Basement and Foundation
An experienced home inspector can usually pick up on several hints that there are problems with a home’s foundation. Cracks, in the walls, uneven floors, and doors that stick in the frames when being opened or closed are very good indications that something is wrong. The walls will be checked to ensure that they follow a linear path, and a level also. Problems with a house’s foundation are very serious – a foundation that is settling unevenly has the potential to skew or pull apart the framing of the entire structure.
If there is a slab foundation, the home inspector will assess visible cracks and make a determination based on size, the direction of movement, and location, or if a structural engineer is needed to determine whether these signs point to normal settling or to structural damage. Remember, home inspectors are generalists, and will tell you when you need the services of a niche expert.
The basement will also reveal whether the structure is sound. A home’s foundation problems may include a system of posts and concrete supports, or piers.
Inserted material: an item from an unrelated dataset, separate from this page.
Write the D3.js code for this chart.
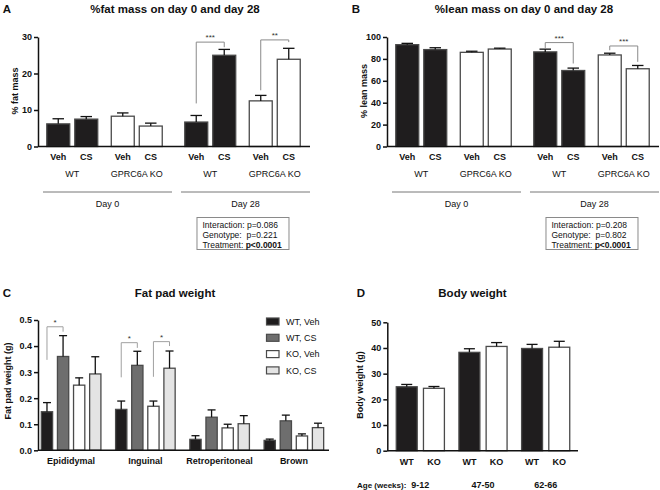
<!DOCTYPE html>
<html><head><meta charset="utf-8">
<script src="https://cdn.jsdelivr.net/npm/d3@7"></script>
<style>
body{margin:0;background:#fff}
svg{display:block;font-family:"Liberation Sans",Arial,sans-serif}
</style>
</head><body>
<svg id="c" width="660" height="490"></svg>
<script>
// ---------- DATA ----------
const abDays = ["Day 0", "Day 28"];
const abGenotypes = ["WT", "GPRC6A KO"];
const abTreatments = ["Veh", "CS"];
// order: Day0 WT Veh, Day0 WT CS, Day0 KO Veh, Day0 KO CS, Day28 WT Veh, Day28 WT CS, Day28 KO Veh, Day28 KO CS
const fatMean = [6.2, 7.5, 8.3, 5.6, 6.7, 25.0, 12.5, 23.9];
const fatSem  = [1.4, 0.7, 0.9, 0.8, 1.8, 1.6, 1.5, 3.0];
const fatTicks = [0, 10, 20, 30];
const leanMean = [93.0, 88.5, 86.0, 89.0, 86.4, 69.4, 83.6, 71.0];
const leanSem  = [1.2, 1.7, 1.0, 0.8, 2.5, 2.2, 1.6, 3.0];
const leanTicks = [0, 20, 40, 60, 80, 100];
const statLabels = ["Interaction:", "Genotype: ", "Treatment:"];
const fatP = ["p=0.086", "p=0.221", "p<0.0001"];
const leanP = ["p=0.208", "p=0.802", "p<0.0001"];
const fatSig = [
  {a: 4, b: 5, y: 28.6, ya: 11.8, yb: 27.2, label: "***"},
  {a: 6, b: 7, y: 29.2, ya: 15.4, yb: 28.6, label: "**"}
];
const leanSig = [
  {a: 4, b: 5, y: 94.9, ya: 90.0, yb: 75.8, label: "***"},
  {a: 6, b: 7, y: 91.8, ya: 87.9, yb: 77.3, label: "***"}
];

const padCategories = ["Epididymal", "Inguinal", "Retroperitoneal", "Brown"];
const padGroups = ["WT, Veh", "WT, CS", "KO, Veh", "KO, CS"];
const padMean = [
  [0.148, 0.360, 0.250, 0.293],
  [0.157, 0.326, 0.169, 0.315],
  [0.042, 0.127, 0.086, 0.102],
  [0.038, 0.113, 0.055, 0.087]
];
const padSem = [
  [0.035, 0.080, 0.028, 0.066],
  [0.032, 0.054, 0.020, 0.066],
  [0.014, 0.028, 0.014, 0.031],
  [0.005, 0.022, 0.008, 0.017]
];
const padTicks = [0, 0.1, 0.2, 0.3, 0.4, 0.5];
const padSig = [
  {cat: 0, a: 0, b: 1, y: 0.474, ya: 0.347, yb: 0.455, label: "*"},
  {cat: 1, a: 0, b: 1, y: 0.413, ya: 0.280, yb: 0.393, label: "*"},
  {cat: 1, a: 2, b: 3, y: 0.417, ya: 0.282, yb: 0.400, label: "*"}
];

const ageGroups = ["9-12", "47-50", "62-66"];
const bwGenotypes = ["WT", "KO"];
const bwMean = [[24.9, 24.3], [38.3, 40.6], [39.8, 40.3]];
const bwSem  = [[0.9, 0.7], [1.4, 1.5], [1.6, 2.3]];
const bwTicks = [0, 10, 20, 30, 40, 50];

// ---------- STYLE ----------
const BLACK = "#1f1d1e";
const EDGE = "#4a4a4a";
const svg = d3.select("#c");

function styleAxis(g) {
  g.selectAll("path,line").attr("stroke", "#111").attr("stroke-width", 1.5);
  g.selectAll("text").attr("font-size", 9).attr("font-weight", "bold").attr("fill", "#111")
   .attr("font-family", '"Liberation Sans",Arial,sans-serif');
}
function text(g, x, y, s, opt) {
  opt = opt || {};
  return g.append("text").attr("x", x).attr("y", y).text(s)
    .attr("font-size", opt.size || 9)
    .attr("font-weight", opt.bold ? "bold" : "normal")
    .attr("text-anchor", opt.anchor || "middle")
    .attr("fill", opt.fill || "#111");
}
function errBar(g, cx, yTop, yCap, cap) {
  g.append("line").attr("x1", cx).attr("x2", cx).attr("y1", yTop).attr("y2", yCap)
    .attr("stroke", "#111").attr("stroke-width", 1.3);
  g.append("line").attr("x1", cx - cap / 2).attr("x2", cx + cap / 2).attr("y1", yCap).attr("y2", yCap)
    .attr("stroke", "#111").attr("stroke-width", 1.3);
}
function bracket(g, xa, xb, y, ya, yb, label, col) {
  g.append("path").attr("d", `M${xa},${ya}V${y}H${xb}V${yb}`)
    .attr("fill", "none").attr("stroke", col).attr("stroke-width", 1);
  text(g, (xa + xb) / 2, y - 2, label, {size: 8, fill: "#333"});
}

// ---------- PANELS A & B ----------
function drawAB(ox, letter, title, yLabel, mean, sem, ticks, sig, pvals) {
  const g = svg.append("g");
  const axisX = 38 + ox, axisEnd = 310 + ox;
  const y = d3.scaleLinear().domain([0, ticks[ticks.length - 1]]).range([146.5, 37]);
  const day = d3.scaleBand().domain(abDays).range([43 + ox, 310 + ox]).paddingInner(0.065);
  const geno = d3.scaleBand().domain(abGenotypes).range([-3, day.bandwidth() - 3]);
  const treat = d3.scaleBand().domain(abTreatments).range([-28, 28]).paddingInner(0.18).paddingOuter(0.09);
  const bars = [];
  abDays.forEach((d, di) => abGenotypes.forEach((gn, gi) => abTreatments.forEach((t, ti) => {
    const i = di * 4 + gi * 2 + ti;
    const gc = day(d) + geno(gn) + geno.bandwidth() / 2;
    bars.push({i, d, gn, t, gi, gc, x: gc + treat(t), cx: gc + treat(t) + treat.bandwidth() / 2,
      v: mean[i], e: sem[i]});
  })));

  text(g, 7 + ox, 13, letter, {size: 11.5, bold: true});
  text(g, 175 + ox, 13, title, {size: 11.5, bold: true});
  g.append("text").attr("transform", `translate(${18 + ox},91) rotate(-90)`).text(yLabel)
    .attr("font-size", 9).attr("font-weight", "bold").attr("text-anchor", "middle").attr("fill", "#111");

  g.selectAll("rect.bar").data(bars).join("rect").attr("class", "bar")
    .attr("x", b => b.x).attr("width", treat.bandwidth())
    .attr("y", b => y(b.v)).attr("height", b => y(0) - y(b.v))
    .attr("fill", b => b.gi === 0 ? BLACK : "#fff")
    .attr("stroke", EDGE).attr("stroke-width", 1.3);
  bars.forEach(b => errBar(g, b.cx, y(b.v), y(b.v + b.e), treat.bandwidth() * 0.5));

  const ax = g.append("g").attr("transform", `translate(${axisX},0)`)
    .call(d3.axisLeft(y).tickValues(ticks).tickSize(4).tickSizeOuter(0).tickPadding(2));
  styleAxis(ax);
  g.append("line").attr("x1", axisX).attr("x2", axisEnd).attr("y1", y(0)).attr("y2", y(0))
    .attr("stroke", "#111").attr("stroke-width", 1.5);

  bars.forEach(b => text(g, b.cx, 159.5, b.t, {size: 9, bold: true}));
  abDays.forEach(d => abGenotypes.forEach(gn => {
    text(g, day(d) + geno(gn) + geno.bandwidth() / 2, 176.5, gn, {size: 9});
  }));
  abDays.forEach(d => {
    g.append("line").attr("x1", day(d)).attr("x2", day(d) + day.bandwidth())
      .attr("y1", 192).attr("y2", 192).attr("stroke", "#777").attr("stroke-width", 1);
    text(g, day(d) + day.bandwidth() / 2, 206.5, d, {size: 9});
  });

  sig.forEach(s => bracket(g, bars[s.a].cx, bars[s.b].cx, y(s.y), y(s.ya), y(s.yb), s.label, "#8a8a8a"));

  const bx = day(abDays[1]) + 16;
  g.append("rect").attr("x", bx).attr("y", 217.5).attr("width", 92).attr("height", 32)
    .attr("fill", "#fff").attr("stroke", "#8a8a8a").attr("stroke-width", 1);
  statLabels.forEach((l, i) => {
    const t = g.append("text").attr("x", bx + 5.5).attr("y", 228 + i * 10)
      .attr("font-size", 8.5).attr("fill", "#111").style("white-space", "pre");
    t.append("tspan").text(l + " ");
    t.append("tspan").text(pvals[i]).attr("font-weight", i === 2 ? "bold" : "normal");
  });
}
drawAB(0, "A", "%fat mass on day 0 and day 28", "% fat mass", fatMean, fatSem, fatTicks, fatSig, fatP);
drawAB(349, "B", "%lean mass on day 0 and day 28", "% lean mass", leanMean, leanSem, leanTicks, leanSig, leanP);

// ---------- PANEL C ----------
(function () {
  const g = svg.append("g");
  const y = d3.scaleLinear().domain([0, 0.5]).range([450.3, 320]);
  const cat = d3.scaleBand().domain(padCategories).range([34, 331]);
  const grp = d3.scaleBand().domain(padGroups).range([-32.2, 32.2]).paddingInner(0.3).paddingOuter(0.15);
  const fills = ["#1f1d1e", "#6e6e6e", "#ffffff", "#e4e4e4"];
  const bars = [];
  padCategories.forEach((c, ci) => padGroups.forEach((p, pi) => {
    const gc = cat(c) + cat.bandwidth() / 2;
    bars.push({ci, pi, x: gc + grp(p), cx: gc + grp(p) + grp.bandwidth() / 2,
      v: padMean[ci][pi], e: padSem[ci][pi]});
  }));

  text(g, 7, 297, "C", {size: 11.5, bold: true});
  text(g, 175, 297, "Fat pad weight", {size: 11.5, bold: true});
  g.append("text").attr("transform", "translate(11,381) rotate(-90)").text("Fat pad weight (g)")
    .attr("font-size", 9).attr("font-weight", "bold").attr("text-anchor", "middle").attr("fill", "#111");

  g.selectAll("rect.bar").data(bars).join("rect").attr("class", "bar")
    .attr("x", b => b.x).attr("width", grp.bandwidth())
    .attr("y", b => y(b.v)).attr("height", b => y(0) - y(b.v))
    .attr("fill", b => fills[b.pi]).attr("stroke", EDGE).attr("stroke-width", 1.3);
  bars.forEach(b => errBar(g, b.cx, y(b.v), y(b.v + b.e), 8));

  const ax = g.append("g").attr("transform", "translate(38,0)")
    .call(d3.axisLeft(y).tickValues(padTicks).tickFormat(d3.format(".1f")).tickSize(4).tickSizeOuter(0).tickPadding(2));
  styleAxis(ax);
  g.append("line").attr("x1", 38).attr("x2", 329).attr("y1", y(0)).attr("y2", y(0))
    .attr("stroke", "#111").attr("stroke-width", 1.5);
  padCategories.forEach(c => text(g, cat(c) + cat.bandwidth() / 2, 464, c, {size: 9, bold: true}));

  padSig.forEach(s => {
    const a = bars[s.cat * 4 + s.a], b = bars[s.cat * 4 + s.b];
    bracket(g, a.cx, b.cx, y(s.y), y(s.ya), y(s.yb), s.label, "#a0a0a0");
  });

  padGroups.forEach((p, i) => {
    const ly = 321.5 + i * 16.3;
    g.append("rect").attr("x", 266.5).attr("y", ly - 3.5).attr("width", 12.5).attr("height", 7)
      .attr("fill", fills[i]).attr("stroke", EDGE).attr("stroke-width", 1.2);
    text(g, 286, ly + 3.3, p, {size: 9, anchor: "start"});
  });
})();

// ---------- PANEL D ----------
(function () {
  const g = svg.append("g");
  const y = d3.scaleLinear().domain([0, 50]).range([450.7, 322.3]);
  const age = d3.scaleBand().domain(ageGroups).range([389, 577]);
  const gen = d3.scaleBand().domain(bwGenotypes).range([-27.2, 27.2]).paddingInner(0.23).paddingOuter(0.115);
  const bars = [];
  ageGroups.forEach((a, ai) => bwGenotypes.forEach((gn, gi) => {
    const gc = age(a) + age.bandwidth() / 2;
    bars.push({gi, gn, x: gc + gen(gn), cx: gc + gen(gn) + gen.bandwidth() / 2, v: bwMean[ai][gi], e: bwSem[ai][gi]});
  }));

  text(g, 361, 297, "D", {size: 11.5, bold: true});
  text(g, 472.5, 297, "Body weight", {size: 11.5, bold: true});
  g.append("text").attr("transform", "translate(363,385) rotate(-90)").text("Body weight (g)")
    .attr("font-size", 9).attr("font-weight", "bold").attr("text-anchor", "middle").attr("fill", "#111");

  g.selectAll("rect.bar").data(bars).join("rect").attr("class", "bar")
    .attr("x", b => b.x).attr("width", gen.bandwidth())
    .attr("y", b => y(b.v)).attr("height", b => y(0) - y(b.v))
    .attr("fill", b => b.gi === 0 ? BLACK : "#fff").attr("stroke", EDGE).attr("stroke-width", 1.3);
  bars.forEach(b => errBar(g, b.cx, y(b.v), y(b.v + b.e), 11));

  const ax = g.append("g").attr("transform", "translate(387.3,0)")
    .call(d3.axisLeft(y).tickValues(bwTicks).tickSize(4).tickSizeOuter(0).tickPadding(2));
  styleAxis(ax);
  g.append("line").attr("x1", 387.3).attr("x2", 578).attr("y1", y(0)).attr("y2", y(0))
    .attr("stroke", "#111").attr("stroke-width", 1.5);
  bars.forEach(b => text(g, b.cx, 464.5, b.gn, {size: 9, bold: true}));
  text(g, 357, 488, "Age (weeks):", {size: 8, bold: true, anchor: "start"});
  ageGroups.forEach(a => text(g, age(a) + age.bandwidth() / 2, 488, a, {size: 9, bold: true}));
})();
</script>
</body></html>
Posts should stand straight and be firmly planted completely underneath the beams they support. Bottoms of posts should rest firmly on concrete. Knowing the type of ground and soil that the house is built on will make the inspector’s job easier, as different types of ground require different types of support.
Improper drainage at the ground level can cause just as much damage from water as leaks at the roof level. A basement with standing water or dampness can indicate that there are drainage issues or leaks into the home. As with the attic, the framing of a house tends to be more visible in the basement. The quality and condition of the frames will be examined, and the inspector will look for signs of pests or termites.